Let me read what you think in the next issue.

Sincerely

I agree about reducing the use of plastic bags - its all about changing people's habits.

One way is to carry a couple of already used bags and put your new purchases in there.

In the UK and France, some places have stopped using one trip plastic bags. Instead you can buy (for a small amount) a long-life plastic bag - sometimes called a 'bag for life' - which will be replaced free by the supermarket if/when it breaks. Others are using natural fibres such as cotton or jute for example - see

http://www.dailymail.co.uk/pages/live/articles/news/news.html?in_article... or

https://shop.wwf.org.uk/wwf_bags/large_shopping_bag_green

I agree. The use of plastic bag should be discouraged at any cost. In Asian Institute of Technology, Thailand, they have been replaced by paper bags. In Kathmandu, the capital of Nepal, the municipal corporation has promoted to use the jute bags, ronically, promoting jute industries.

Geoinformatics Centre
AIT

In Germany, no supermarket will give you plastic bags. They will happily sell you one for 10 - 25 Euro cents, or a far more robust cotton / jute one for around 50 Euro cents: this means consumers have a direct incentive to provide their own long-lasting bags, and only buy plastic ones when necessary.

Other retail outlets (e.g. department stores) do provide complimentary bags, but often they will often ask whether you need one; or if you're carrying a bag already, whether they should place your purchase in that one for you.

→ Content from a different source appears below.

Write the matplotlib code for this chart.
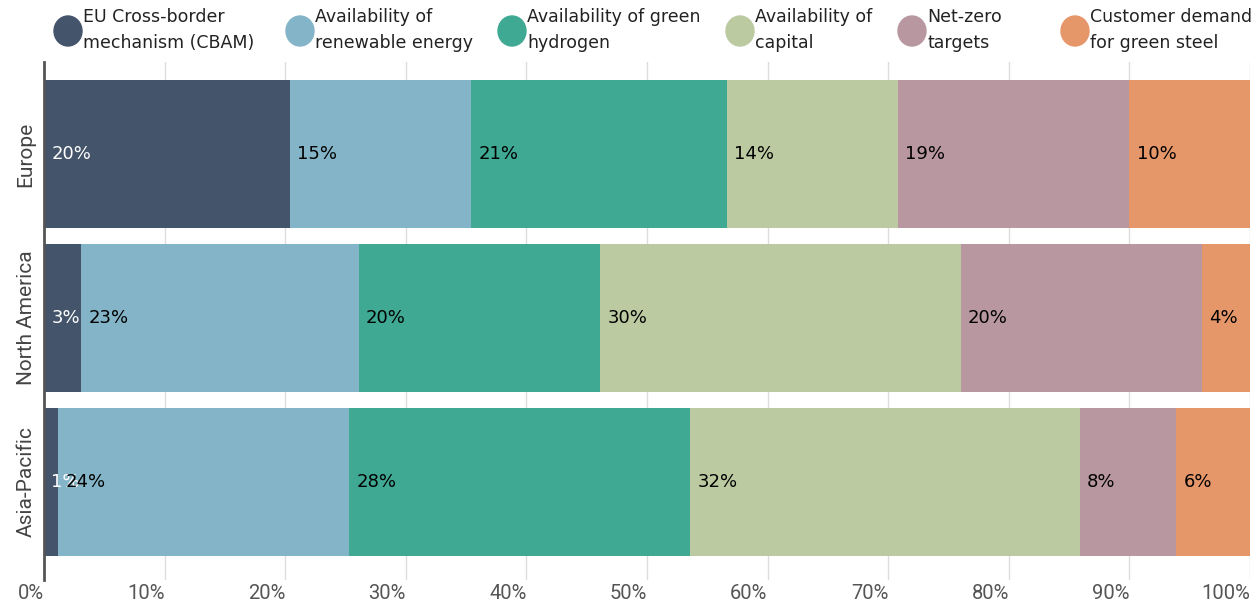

There's also a fairly efficient recycling system in place ("Grüner Punkt") for packaging materials.

And it has been like that in Germany for more than 15 years.

Have you ever tried asking the typical Japan chain-store clerk not to put your purchase in plastic bag #1, before putting it in paper bag #2 and plastic bag #3?

The young clerks stop completely, and don't know what to do. Japanese under 30 are members of the "Manual Generation" and cannot understand why a customer would want to skip one unnecessary step out of many. If it is not in the manual, they can't function.

I've stopped asking, because the robots can't complete my purchase unless it is in the exact, wasteful order that they have been taught.

I've never had trouble getting a clerk to skip the bag, and I ask every time (if I don't ask, of course, nearly everything gets bagged). Just try "fukuro wa ii desu," or the still clearer "fukuro wa irimasen". I understand your comment about the robotic attitude of many clerks though - I definitely have had trouble changing part of a set menu, for example.

Recently, I have do not have any problems with asking the clerks not to pack my purchases in the plastic or paper bags. I try to bring a re-usable eco-bag every time, and with the global popularity of the eco-bag, and its popularity here in Japan, I am sure the robots will adapt, although it might take a long time.

I like to get my plastic bags from the local supermarket because I have found all kinds of uses for them.

I use them as nappy disposers for the particularly humming ones my baby boy produces. We use them as general rubbish bags. They make great sock/tights/underpants sorters in the drawers. My daughters kindie will gladly take them for the kids to make kites out of. I use a couple in lieu of plastic gloves when I clean out the litter tray. And of course I take them to the supermarket to re-fill with my new shopping. If you get creative there are lots of different uses for these bags.